** start PROVIDED RECORDS **

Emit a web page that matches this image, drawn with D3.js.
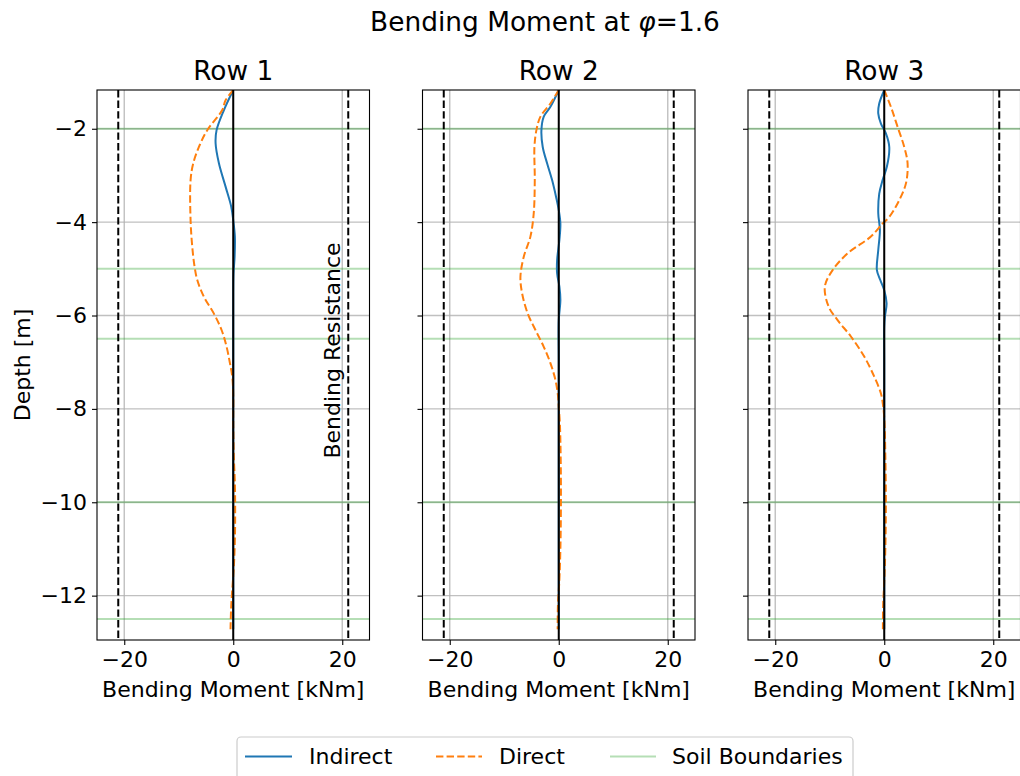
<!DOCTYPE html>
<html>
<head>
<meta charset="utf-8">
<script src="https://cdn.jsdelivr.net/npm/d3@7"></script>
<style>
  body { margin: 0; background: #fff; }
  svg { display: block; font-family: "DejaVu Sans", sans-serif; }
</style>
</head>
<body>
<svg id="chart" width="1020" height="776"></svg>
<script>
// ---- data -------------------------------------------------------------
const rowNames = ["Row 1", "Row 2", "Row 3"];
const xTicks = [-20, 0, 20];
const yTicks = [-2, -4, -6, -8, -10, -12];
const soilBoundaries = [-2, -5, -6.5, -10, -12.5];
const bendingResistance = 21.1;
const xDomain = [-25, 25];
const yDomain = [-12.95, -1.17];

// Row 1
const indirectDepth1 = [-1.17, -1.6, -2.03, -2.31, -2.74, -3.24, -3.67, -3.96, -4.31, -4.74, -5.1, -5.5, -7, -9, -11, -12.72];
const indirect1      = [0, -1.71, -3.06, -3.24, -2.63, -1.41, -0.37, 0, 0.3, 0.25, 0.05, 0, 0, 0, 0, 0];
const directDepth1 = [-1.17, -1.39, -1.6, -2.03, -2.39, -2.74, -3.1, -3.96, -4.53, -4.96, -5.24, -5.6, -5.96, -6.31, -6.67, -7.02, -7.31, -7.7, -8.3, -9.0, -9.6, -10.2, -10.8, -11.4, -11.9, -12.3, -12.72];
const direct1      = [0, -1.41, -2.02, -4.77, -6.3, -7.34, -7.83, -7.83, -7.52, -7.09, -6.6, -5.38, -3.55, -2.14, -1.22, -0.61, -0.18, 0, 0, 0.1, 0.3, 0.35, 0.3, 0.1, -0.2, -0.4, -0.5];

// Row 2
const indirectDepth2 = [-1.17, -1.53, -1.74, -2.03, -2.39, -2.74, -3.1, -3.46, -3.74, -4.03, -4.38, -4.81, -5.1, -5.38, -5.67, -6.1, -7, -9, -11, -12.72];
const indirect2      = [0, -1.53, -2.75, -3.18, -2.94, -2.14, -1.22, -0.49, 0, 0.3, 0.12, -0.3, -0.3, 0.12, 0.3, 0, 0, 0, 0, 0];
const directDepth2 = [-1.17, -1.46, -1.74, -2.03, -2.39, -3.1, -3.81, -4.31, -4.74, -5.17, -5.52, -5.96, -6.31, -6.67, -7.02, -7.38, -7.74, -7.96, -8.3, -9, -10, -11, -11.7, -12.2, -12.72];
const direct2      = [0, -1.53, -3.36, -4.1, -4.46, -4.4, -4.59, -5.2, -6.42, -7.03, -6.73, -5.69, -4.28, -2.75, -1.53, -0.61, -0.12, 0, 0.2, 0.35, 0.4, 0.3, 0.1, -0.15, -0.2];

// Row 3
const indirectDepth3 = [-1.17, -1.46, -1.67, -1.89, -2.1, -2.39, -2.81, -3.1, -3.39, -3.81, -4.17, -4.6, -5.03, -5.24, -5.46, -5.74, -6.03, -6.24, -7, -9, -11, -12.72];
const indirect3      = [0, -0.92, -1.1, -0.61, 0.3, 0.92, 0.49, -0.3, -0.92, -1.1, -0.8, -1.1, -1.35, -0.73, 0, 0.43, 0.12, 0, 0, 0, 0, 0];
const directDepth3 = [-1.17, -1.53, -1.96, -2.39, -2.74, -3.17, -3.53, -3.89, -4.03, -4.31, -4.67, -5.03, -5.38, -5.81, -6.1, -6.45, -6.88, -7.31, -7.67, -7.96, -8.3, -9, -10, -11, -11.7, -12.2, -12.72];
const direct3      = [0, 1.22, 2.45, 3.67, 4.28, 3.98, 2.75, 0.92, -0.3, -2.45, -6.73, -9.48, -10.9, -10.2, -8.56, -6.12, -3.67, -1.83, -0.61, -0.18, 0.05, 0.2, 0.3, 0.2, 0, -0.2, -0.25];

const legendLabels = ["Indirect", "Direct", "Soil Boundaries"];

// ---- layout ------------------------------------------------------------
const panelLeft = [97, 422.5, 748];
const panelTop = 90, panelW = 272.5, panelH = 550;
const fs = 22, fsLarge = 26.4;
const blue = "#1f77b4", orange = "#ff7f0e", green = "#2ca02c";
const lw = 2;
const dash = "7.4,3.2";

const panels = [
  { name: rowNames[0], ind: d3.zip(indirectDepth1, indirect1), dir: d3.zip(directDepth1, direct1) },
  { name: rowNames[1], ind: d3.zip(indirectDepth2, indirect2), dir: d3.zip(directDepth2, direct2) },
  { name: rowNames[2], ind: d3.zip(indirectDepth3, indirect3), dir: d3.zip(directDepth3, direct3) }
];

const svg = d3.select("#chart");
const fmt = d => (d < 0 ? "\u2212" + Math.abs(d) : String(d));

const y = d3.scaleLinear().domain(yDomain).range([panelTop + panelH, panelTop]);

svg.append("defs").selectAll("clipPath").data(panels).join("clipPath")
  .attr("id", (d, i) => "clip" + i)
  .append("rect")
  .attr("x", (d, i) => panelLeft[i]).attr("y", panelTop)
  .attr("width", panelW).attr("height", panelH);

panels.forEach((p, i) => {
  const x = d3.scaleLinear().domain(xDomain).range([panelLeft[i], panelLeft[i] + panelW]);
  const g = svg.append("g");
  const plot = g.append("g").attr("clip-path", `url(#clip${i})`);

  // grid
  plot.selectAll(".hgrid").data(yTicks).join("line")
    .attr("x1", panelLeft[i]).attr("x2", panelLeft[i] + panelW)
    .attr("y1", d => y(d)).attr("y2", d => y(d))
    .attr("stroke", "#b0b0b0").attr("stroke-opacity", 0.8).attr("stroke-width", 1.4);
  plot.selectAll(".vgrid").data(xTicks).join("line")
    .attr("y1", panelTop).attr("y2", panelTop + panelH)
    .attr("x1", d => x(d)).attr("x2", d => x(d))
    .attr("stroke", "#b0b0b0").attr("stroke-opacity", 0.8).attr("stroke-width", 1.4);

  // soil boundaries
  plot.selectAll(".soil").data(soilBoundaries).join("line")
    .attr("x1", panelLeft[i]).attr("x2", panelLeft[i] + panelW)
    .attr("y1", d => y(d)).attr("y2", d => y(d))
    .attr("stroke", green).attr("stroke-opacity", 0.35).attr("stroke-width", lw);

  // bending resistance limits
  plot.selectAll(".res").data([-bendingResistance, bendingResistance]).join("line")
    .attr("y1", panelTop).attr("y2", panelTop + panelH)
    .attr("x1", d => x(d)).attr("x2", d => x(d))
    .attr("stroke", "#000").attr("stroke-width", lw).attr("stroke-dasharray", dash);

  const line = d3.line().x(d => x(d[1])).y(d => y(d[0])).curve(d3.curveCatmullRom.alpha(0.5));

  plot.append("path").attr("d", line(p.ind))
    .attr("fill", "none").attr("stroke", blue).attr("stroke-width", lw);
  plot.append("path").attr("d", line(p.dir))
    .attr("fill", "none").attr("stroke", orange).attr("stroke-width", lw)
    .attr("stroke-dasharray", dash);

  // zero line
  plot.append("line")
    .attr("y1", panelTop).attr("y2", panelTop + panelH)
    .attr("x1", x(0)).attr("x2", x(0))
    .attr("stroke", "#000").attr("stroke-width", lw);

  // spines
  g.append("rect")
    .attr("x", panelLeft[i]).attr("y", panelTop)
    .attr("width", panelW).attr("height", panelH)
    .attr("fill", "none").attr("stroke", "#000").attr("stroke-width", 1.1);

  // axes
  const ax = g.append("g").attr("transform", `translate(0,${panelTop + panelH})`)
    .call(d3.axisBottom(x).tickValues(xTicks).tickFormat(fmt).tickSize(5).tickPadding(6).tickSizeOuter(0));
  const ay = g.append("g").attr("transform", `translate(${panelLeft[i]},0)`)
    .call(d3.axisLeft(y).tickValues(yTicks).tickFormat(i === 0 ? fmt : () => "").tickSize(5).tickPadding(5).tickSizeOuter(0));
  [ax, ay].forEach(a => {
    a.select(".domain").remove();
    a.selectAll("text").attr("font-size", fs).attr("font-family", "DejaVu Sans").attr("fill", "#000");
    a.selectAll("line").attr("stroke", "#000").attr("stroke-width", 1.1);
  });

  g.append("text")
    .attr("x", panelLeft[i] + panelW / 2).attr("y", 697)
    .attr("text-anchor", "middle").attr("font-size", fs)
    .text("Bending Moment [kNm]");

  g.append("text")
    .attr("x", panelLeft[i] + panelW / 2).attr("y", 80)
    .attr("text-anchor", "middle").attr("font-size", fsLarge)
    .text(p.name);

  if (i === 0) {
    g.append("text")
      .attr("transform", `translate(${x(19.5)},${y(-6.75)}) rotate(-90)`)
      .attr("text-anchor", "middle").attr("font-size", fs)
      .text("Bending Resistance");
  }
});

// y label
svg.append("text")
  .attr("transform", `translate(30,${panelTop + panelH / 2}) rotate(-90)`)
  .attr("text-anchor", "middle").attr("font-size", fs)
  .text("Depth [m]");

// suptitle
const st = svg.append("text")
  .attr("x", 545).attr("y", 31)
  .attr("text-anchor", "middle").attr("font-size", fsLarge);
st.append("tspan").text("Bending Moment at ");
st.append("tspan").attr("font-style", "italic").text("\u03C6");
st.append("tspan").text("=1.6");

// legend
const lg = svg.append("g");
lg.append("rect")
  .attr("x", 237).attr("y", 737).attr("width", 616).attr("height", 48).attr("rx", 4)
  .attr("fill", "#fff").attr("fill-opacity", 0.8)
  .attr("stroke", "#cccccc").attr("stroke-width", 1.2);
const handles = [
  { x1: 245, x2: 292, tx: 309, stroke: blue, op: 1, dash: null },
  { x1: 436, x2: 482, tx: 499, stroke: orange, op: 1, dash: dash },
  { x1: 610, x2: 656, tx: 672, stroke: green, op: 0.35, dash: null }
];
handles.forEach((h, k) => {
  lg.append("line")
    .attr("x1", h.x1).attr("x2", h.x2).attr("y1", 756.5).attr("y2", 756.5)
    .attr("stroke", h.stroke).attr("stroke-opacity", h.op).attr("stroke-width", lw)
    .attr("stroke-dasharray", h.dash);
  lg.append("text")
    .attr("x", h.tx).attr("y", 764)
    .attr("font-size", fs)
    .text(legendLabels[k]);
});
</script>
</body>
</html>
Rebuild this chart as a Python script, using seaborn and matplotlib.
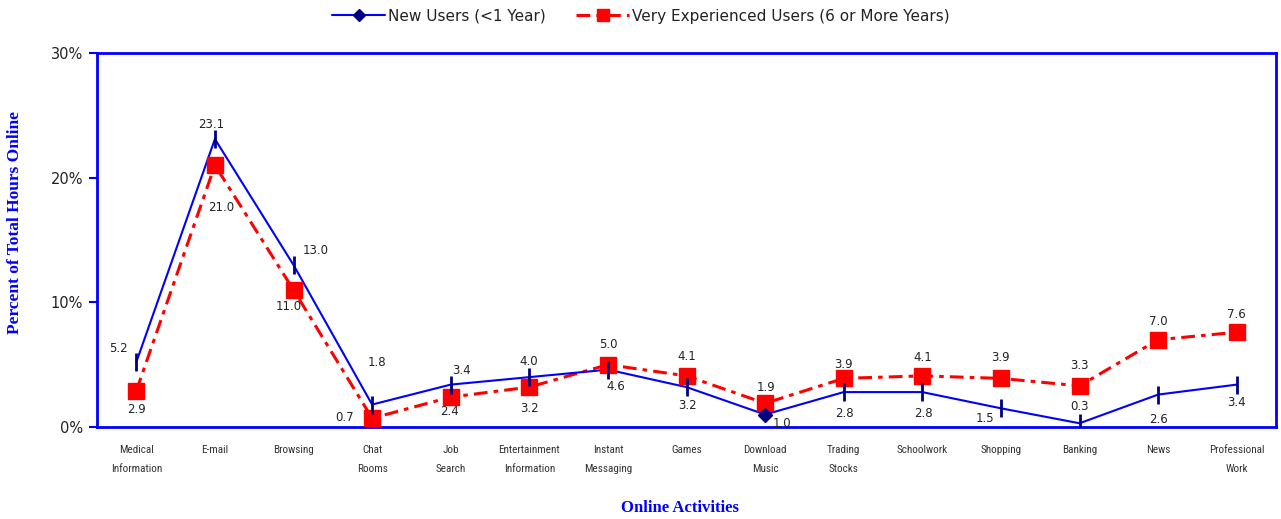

** end PROVIDED RECORDS **

__WHAT YOU SHOULD DO__. Leave the pictures out and repeat exactly the lines from the beginning of the records to the line bearing "const yDomain = [-12.95, -1.17];", both ends counted.

__WRITTEN SOLUTION__.
Emit a web page that matches this image, drawn with D3.js.
<!DOCTYPE html>
<html>
<head>
<meta charset="utf-8">
<script src="https://cdn.jsdelivr.net/npm/d3@7"></script>
<style>
  body { margin: 0; background: #fff; }
  svg { display: block; font-family: "DejaVu Sans", sans-serif; }
</style>
</head>
<body>
<svg id="chart" width="1020" height="776"></svg>
<script>
// ---- data -------------------------------------------------------------
const rowNames = ["Row 1", "Row 2", "Row 3"];
const xTicks = [-20, 0, 20];
const yTicks = [-2, -4, -6, -8, -10, -12];
const soilBoundaries = [-2, -5, -6.5, -10, -12.5];
const bendingResistance = 21.1;
const xDomain = [-25, 25];
const yDomain = [-12.95, -1.17];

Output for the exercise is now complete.